Bundespräsident Wulff bringt ein Sprecheropfer - fraglich bleibt, ob ihn das rettet
Beim Schach gibt es das Bauernopfer - ein Spieler opfert seinen Bauern mit dem Ziel, einen Vorteil zu gewinnen. Die Politik ist dem Schach eng verwandt, nicht umsonst lassen sich große oder gernegroße Strategen mit Vorliebe am Schachbrett ablichten. Allerdings gibt es in der Politik keine Bauern, sondern nur Mitarbeiter, Staatssekretäre oder Sprecher. Sie werden als Erste vom Hof gejagt, wenn ein Spieler in Bedrängnis gerät.
Wie groß die Bedrängnis des Bundespräsidenten sein muss, zeigt sein Sprecheropfer von gestern. Christian Wulff (CDU) trennt sich von seinem langjährigen Sprecher Olaf Glaeseker. Die Worte, die er in seiner kurzen Ansprache wählte, klangen nach Rauswurf. Nach dem Eingeständnis seiner persönlichen Versäumnisse kam er auf Glaeseker und sagte, "ich bedaure, dass ich mich von ihm trennen musste". Das klang eher wie die Konsequenz aus der fehlerhaften Beratung in der Affäre, die inzwischen ein unappetitlicher Affärensumpf aus Vorteilsnahme, Unbedarftheit und Hoffart ist.
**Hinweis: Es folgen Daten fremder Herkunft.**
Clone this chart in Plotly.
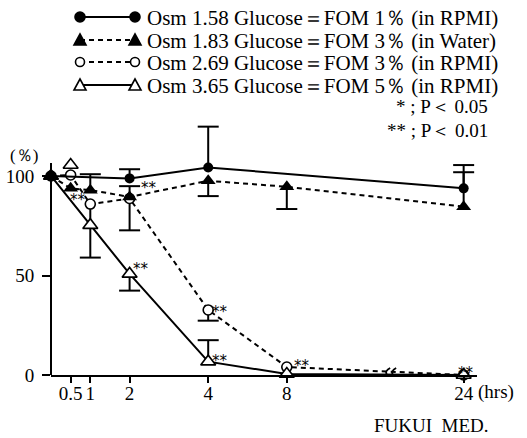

Fakt ist: Wulff hat in der Aufarbeitung der Affäre kaum einen Fehler ausgelassen: Er hat zu spät reagiert und die Wahrheit nur so zögerlich wie bruchstückhaft preisgegeben, er war nicht Treiber der Aufklärung, sondern ein Getriebener der Medien. Glaeseker, der stets mehr als ein Sprecher war, hat ihn schlecht beraten - oder seinen Chef nicht mehr erreicht. Sein Frühwarnsystem, das bei früheren Skandälchen bestens funktioniert hatte, verlor in den vergangenen Tagen seine Wirkung.
Um den Druck, der auf ihm lastete, zu mildern, sah sich der Präsident offenbar zum Handeln gezwungen. Endlich hat sich der CDU-Politiker entschuldigt. Und die Offenlegung seiner Kreditkonditionen könnte ihn sogar entlasten.
Doch ein Befreiungsschlag ist dieses Opfer für Wulff nicht. Dazu ist es zu durchsichtig. Weder war es Glaeseker, der ihm zur Annahme der Vergünstigungen und Einladungen riet, noch profitierte er davon. Das war allein das Ehepaar Wulff. Es spricht sogar einiges dafür, dass Glaeseker zuletzt den Bundespräsidenten nicht mehr so erreichte, wie es in den Jahren zuvor der Fall war.
Zwölf Jahre arbeiteten Wulff und Glaeseker zusammen, Wulff sprach gar von seinem "siamesischen Zwilling". Glaeseker war der Sprecher, der Freund, der Strippenzieher, der Imagemacher. Er orchestrierte den Wandel des braven Provinzpolitikers zum machtvollen Ministerpräsidenten, er half mit, den Rechtsanwalt aus Osnabrück zum ersten Mann im Staate zu machen. Glaeseker war für Wulff so unverzichtbar, dass er ihn aus der Staatskanzlei in Hannover mit ins Bundespräsidialamt nahm.
Wie beim Schach darf man im politischen Geschäft keine Dankbarkeit erwarten. Ein zu durchsichtiger Zug aber bringt nicht weiter. Entscheidend wird für Wulff sein, was noch an die Öffentlichkeit dringt, ob neue Fakten die Situation verschärfen oder weitere Affärchen das Fass zum Überlaufen bringen. Die Ruhe der Weihnachtstage könnte Wulff nun helfen. Nicht mehr helfen wird ihm sein engster politischer Wegbegleiter Glaeseker. Einfacher ist es für Wulff ohne ihn nicht geworden.